REQUIREMENTS: Retype the opening lines of the data exactly, stopping after the line that contains "const bounds = d3.range(-0.5, 13, 1);". Skip every picture.

DATA EXTRACT:
───
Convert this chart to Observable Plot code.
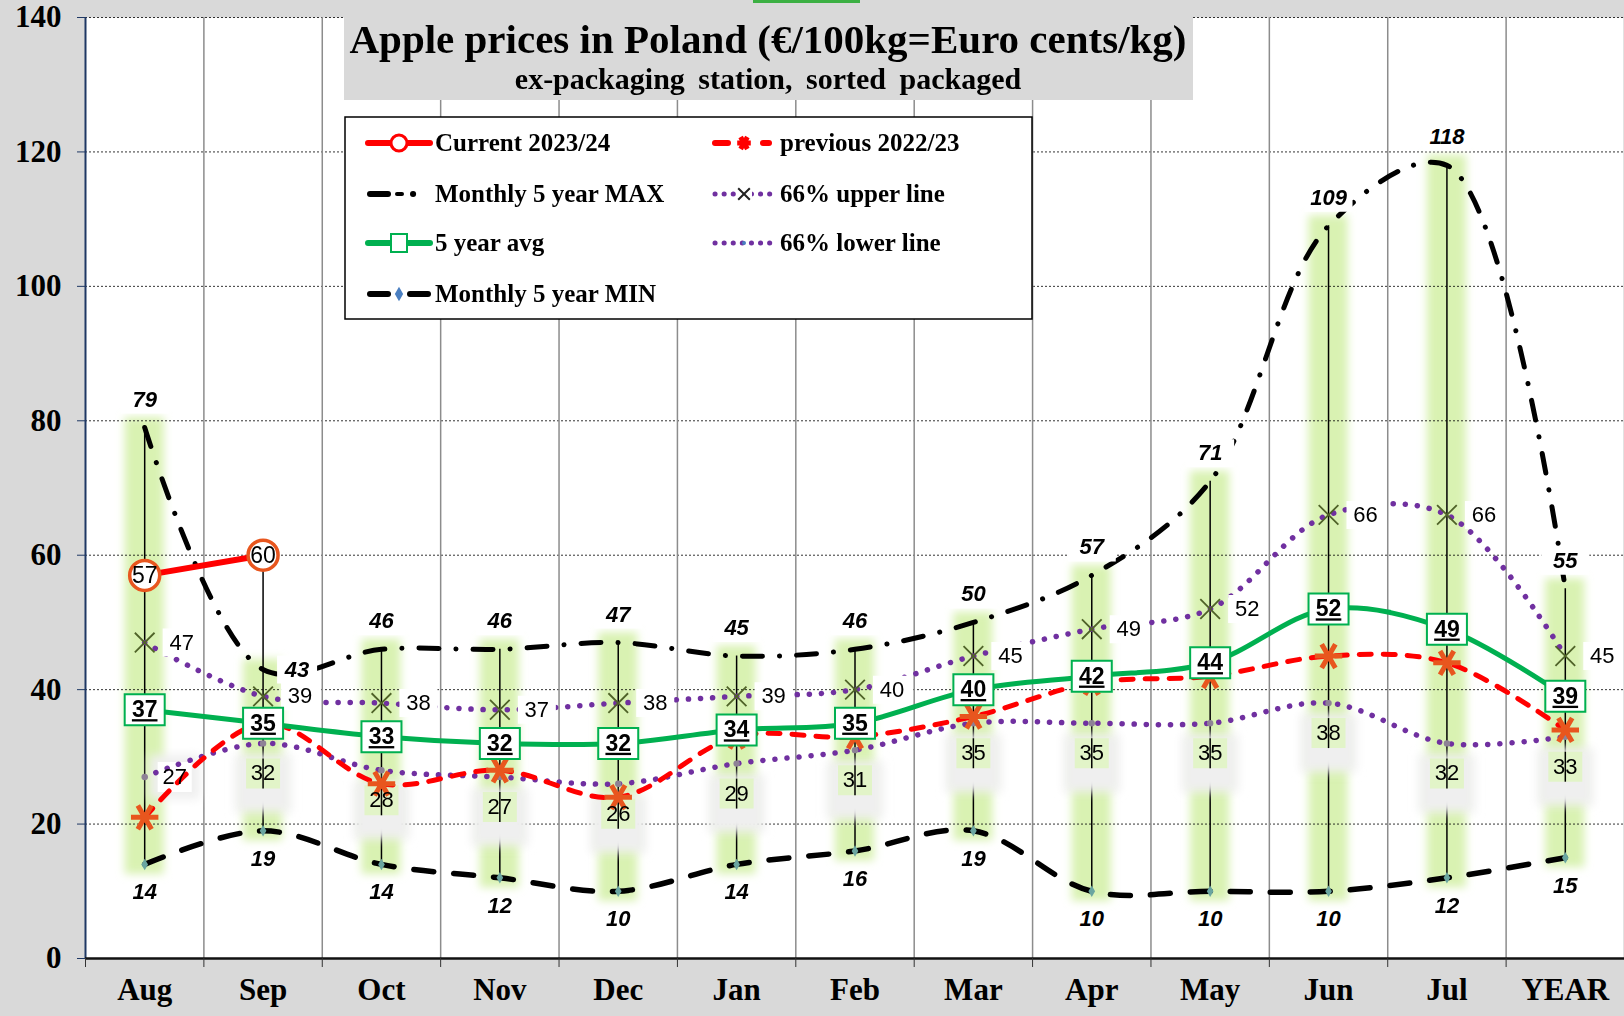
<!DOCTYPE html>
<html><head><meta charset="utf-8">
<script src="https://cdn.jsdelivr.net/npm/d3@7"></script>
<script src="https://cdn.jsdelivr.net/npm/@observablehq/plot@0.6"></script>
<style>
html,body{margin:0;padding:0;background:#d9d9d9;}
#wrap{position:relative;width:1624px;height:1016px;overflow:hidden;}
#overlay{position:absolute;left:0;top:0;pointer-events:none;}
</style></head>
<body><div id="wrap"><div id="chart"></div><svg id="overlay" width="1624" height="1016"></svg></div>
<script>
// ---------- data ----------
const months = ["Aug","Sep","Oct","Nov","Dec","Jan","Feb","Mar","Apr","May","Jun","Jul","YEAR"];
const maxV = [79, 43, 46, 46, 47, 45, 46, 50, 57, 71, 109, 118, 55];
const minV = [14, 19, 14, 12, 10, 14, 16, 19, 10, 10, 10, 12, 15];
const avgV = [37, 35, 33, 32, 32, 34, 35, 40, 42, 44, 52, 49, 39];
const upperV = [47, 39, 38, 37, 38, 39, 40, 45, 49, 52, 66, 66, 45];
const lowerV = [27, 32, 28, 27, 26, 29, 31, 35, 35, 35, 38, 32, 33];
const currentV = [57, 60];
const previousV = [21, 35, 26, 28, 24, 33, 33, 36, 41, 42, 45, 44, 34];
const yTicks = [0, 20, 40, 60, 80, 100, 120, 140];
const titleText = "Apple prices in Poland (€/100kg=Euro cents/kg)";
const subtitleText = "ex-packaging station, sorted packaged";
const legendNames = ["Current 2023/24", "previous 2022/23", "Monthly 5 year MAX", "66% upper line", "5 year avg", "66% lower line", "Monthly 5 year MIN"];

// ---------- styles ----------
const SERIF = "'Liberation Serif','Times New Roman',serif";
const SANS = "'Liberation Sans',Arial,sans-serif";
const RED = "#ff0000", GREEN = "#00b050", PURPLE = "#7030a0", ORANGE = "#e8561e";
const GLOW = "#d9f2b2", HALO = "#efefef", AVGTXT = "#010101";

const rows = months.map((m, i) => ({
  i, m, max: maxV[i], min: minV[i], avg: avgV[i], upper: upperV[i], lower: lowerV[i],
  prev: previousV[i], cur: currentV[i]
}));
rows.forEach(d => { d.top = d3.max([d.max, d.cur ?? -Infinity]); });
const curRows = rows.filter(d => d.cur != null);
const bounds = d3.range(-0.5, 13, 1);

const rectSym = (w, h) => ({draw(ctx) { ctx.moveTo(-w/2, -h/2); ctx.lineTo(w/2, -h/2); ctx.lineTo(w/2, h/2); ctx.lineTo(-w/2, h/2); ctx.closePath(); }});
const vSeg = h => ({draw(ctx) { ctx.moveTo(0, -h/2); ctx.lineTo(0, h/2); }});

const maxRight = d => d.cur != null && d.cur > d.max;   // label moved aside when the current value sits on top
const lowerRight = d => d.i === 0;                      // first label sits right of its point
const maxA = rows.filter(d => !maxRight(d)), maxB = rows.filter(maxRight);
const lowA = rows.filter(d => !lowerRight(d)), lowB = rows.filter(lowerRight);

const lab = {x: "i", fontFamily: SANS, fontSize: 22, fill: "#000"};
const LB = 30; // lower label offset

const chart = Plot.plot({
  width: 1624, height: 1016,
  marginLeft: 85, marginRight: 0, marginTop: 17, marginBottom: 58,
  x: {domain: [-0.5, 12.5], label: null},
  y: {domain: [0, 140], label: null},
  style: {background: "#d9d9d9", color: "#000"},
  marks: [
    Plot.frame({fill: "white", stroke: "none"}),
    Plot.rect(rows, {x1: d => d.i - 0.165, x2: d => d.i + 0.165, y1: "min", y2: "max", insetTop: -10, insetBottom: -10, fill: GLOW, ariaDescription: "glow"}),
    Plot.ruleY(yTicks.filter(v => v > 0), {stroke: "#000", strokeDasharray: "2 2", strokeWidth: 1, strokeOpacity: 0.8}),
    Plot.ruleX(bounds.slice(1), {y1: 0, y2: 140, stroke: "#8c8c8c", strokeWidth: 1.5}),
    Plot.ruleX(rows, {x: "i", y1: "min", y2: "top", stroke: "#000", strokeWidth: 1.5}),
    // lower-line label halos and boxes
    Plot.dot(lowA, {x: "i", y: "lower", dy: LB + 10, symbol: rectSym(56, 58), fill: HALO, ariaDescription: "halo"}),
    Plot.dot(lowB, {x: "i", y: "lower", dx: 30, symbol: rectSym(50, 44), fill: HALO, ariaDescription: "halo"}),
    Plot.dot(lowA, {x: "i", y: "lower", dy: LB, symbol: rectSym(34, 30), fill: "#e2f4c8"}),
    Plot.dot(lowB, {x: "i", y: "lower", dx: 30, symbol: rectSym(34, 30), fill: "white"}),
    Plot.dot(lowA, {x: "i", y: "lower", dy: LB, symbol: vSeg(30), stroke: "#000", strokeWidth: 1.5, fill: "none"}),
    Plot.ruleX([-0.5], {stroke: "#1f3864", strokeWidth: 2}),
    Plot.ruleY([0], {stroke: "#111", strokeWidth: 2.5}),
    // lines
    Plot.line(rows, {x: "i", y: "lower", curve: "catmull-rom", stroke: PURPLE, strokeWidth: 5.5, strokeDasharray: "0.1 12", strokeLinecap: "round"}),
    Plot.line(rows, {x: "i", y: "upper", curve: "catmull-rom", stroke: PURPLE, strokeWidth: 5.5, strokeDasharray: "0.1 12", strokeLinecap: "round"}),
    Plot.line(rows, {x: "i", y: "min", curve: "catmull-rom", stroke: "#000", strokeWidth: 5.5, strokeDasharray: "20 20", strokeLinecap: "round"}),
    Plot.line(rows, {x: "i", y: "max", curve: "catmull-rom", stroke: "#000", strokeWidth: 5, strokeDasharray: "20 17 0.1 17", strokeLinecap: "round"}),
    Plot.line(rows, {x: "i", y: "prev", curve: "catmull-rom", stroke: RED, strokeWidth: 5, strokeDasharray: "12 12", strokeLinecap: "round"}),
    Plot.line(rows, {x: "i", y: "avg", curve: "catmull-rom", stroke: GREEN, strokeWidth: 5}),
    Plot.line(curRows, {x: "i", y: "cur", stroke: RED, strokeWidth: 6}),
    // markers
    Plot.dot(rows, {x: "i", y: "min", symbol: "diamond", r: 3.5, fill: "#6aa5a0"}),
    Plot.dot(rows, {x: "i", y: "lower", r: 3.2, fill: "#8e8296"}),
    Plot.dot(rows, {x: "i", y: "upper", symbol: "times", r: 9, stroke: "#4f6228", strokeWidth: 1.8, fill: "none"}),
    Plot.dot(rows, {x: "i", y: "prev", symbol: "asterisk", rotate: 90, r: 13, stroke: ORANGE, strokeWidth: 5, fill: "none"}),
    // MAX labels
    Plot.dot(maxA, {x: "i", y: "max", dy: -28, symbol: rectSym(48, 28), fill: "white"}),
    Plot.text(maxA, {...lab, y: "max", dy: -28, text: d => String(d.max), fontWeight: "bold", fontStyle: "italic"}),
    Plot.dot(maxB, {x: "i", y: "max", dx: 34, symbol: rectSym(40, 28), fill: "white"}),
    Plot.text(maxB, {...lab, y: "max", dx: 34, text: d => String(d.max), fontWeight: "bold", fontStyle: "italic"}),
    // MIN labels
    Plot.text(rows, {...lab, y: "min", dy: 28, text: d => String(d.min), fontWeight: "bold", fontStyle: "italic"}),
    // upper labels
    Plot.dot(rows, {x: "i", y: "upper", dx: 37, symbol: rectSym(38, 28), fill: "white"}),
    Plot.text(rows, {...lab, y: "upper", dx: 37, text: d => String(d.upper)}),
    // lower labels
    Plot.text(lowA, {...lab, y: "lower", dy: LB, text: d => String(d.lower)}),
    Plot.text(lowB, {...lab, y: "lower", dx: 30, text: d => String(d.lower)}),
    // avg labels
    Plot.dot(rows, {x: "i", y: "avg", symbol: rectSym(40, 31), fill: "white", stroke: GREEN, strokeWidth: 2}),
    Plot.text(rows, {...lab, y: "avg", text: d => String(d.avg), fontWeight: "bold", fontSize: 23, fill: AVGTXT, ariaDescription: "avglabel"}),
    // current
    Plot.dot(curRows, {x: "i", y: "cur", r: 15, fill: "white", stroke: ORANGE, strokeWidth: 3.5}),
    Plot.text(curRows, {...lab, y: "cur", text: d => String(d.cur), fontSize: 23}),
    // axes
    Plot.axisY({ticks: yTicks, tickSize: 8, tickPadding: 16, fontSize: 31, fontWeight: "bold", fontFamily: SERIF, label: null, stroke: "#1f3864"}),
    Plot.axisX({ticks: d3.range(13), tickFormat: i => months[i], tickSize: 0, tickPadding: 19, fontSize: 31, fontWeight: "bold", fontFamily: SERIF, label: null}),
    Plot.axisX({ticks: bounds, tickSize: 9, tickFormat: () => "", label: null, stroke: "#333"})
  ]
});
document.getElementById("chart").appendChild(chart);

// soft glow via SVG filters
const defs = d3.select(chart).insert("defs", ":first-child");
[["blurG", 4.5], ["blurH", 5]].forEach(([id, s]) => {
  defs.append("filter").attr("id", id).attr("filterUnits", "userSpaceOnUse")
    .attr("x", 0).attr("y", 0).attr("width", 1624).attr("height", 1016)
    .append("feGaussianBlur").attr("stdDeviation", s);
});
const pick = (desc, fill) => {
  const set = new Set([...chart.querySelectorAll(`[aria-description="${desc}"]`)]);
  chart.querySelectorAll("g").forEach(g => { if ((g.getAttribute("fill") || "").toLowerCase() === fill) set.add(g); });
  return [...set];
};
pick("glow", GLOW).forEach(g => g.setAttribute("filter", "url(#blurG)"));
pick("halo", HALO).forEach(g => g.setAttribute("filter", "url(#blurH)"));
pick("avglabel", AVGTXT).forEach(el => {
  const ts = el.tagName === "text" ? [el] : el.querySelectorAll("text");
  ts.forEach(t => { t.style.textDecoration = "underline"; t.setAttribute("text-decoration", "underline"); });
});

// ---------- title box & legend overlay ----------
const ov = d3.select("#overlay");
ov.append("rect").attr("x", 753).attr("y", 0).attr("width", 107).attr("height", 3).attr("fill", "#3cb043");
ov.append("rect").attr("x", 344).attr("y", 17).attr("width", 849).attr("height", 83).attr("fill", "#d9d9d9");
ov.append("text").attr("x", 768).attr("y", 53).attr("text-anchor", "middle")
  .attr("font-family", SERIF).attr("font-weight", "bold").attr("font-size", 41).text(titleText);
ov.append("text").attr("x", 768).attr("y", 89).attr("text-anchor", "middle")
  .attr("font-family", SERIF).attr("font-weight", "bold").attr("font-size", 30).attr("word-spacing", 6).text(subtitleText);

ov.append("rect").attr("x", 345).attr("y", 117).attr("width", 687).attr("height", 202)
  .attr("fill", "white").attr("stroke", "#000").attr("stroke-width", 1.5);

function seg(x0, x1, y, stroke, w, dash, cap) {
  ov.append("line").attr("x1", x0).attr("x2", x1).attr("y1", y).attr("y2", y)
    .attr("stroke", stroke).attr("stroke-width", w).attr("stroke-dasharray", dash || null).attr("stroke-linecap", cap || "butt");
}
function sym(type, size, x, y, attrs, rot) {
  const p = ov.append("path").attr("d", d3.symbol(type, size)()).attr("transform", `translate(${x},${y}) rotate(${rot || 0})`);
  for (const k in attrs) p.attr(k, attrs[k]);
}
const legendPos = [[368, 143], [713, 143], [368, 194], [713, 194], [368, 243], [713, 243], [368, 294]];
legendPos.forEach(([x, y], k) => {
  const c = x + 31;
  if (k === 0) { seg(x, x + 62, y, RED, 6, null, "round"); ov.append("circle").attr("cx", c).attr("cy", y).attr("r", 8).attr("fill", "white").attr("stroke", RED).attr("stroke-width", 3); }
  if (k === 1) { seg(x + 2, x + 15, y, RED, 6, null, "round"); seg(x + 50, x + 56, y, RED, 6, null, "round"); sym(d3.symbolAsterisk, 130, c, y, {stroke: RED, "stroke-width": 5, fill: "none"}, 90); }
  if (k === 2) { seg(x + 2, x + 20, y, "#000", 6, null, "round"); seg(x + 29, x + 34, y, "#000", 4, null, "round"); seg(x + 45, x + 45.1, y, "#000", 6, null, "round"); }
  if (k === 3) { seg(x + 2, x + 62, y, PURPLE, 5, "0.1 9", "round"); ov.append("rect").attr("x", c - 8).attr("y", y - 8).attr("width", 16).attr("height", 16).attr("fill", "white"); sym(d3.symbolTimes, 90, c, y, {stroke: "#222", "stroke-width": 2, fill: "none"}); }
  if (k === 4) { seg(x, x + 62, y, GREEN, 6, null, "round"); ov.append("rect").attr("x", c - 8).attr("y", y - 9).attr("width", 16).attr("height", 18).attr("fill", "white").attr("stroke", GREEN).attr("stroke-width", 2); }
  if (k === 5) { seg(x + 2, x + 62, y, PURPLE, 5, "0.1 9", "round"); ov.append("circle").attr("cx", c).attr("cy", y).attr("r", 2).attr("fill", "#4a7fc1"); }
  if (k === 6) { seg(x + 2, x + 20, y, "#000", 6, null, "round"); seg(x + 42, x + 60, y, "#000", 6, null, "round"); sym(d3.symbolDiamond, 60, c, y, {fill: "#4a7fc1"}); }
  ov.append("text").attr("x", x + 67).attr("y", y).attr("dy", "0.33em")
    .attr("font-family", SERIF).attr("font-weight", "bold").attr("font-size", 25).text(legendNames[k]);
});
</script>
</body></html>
───
WORKED SOLUTION:
Convert this chart to Observable Plot code.
<!DOCTYPE html>
<html><head><meta charset="utf-8">
<script src="https://cdn.jsdelivr.net/npm/d3@7"></script>
<script src="https://cdn.jsdelivr.net/npm/@observablehq/plot@0.6"></script>
<style>
html,body{margin:0;padding:0;background:#d9d9d9;}
#wrap{position:relative;width:1624px;height:1016px;overflow:hidden;}
#overlay{position:absolute;left:0;top:0;pointer-events:none;}
</style></head>
<body><div id="wrap"><div id="chart"></div><svg id="overlay" width="1624" height="1016"></svg></div>
<script>
// ---------- data ----------
const months = ["Aug","Sep","Oct","Nov","Dec","Jan","Feb","Mar","Apr","May","Jun","Jul","YEAR"];
const maxV = [79, 43, 46, 46, 47, 45, 46, 50, 57, 71, 109, 118, 55];
const minV = [14, 19, 14, 12, 10, 14, 16, 19, 10, 10, 10, 12, 15];
const avgV = [37, 35, 33, 32, 32, 34, 35, 40, 42, 44, 52, 49, 39];
const upperV = [47, 39, 38, 37, 38, 39, 40, 45, 49, 52, 66, 66, 45];
const lowerV = [27, 32, 28, 27, 26, 29, 31, 35, 35, 35, 38, 32, 33];
const currentV = [57, 60];
const previousV = [21, 35, 26, 28, 24, 33, 33, 36, 41, 42, 45, 44, 34];
const yTicks = [0, 20, 40, 60, 80, 100, 120, 140];
const titleText = "Apple prices in Poland (€/100kg=Euro cents/kg)";
const subtitleText = "ex-packaging station, sorted packaged";
const legendNames = ["Current 2023/24", "previous 2022/23", "Monthly 5 year MAX", "66% upper line", "5 year avg", "66% lower line", "Monthly 5 year MIN"];

// ---------- styles ----------
const SERIF = "'Liberation Serif','Times New Roman',serif";
const SANS = "'Liberation Sans',Arial,sans-serif";
const RED = "#ff0000", GREEN = "#00b050", PURPLE = "#7030a0", ORANGE = "#e8561e";
const GLOW = "#d9f2b2", HALO = "#efefef", AVGTXT = "#010101";

const rows = months.map((m, i) => ({
  i, m, max: maxV[i], min: minV[i], avg: avgV[i], upper: upperV[i], lower: lowerV[i],
  prev: previousV[i], cur: currentV[i]
}));
rows.forEach(d => { d.top = d3.max([d.max, d.cur ?? -Infinity]); });
const curRows = rows.filter(d => d.cur != null);
const bounds = d3.range(-0.5, 13, 1);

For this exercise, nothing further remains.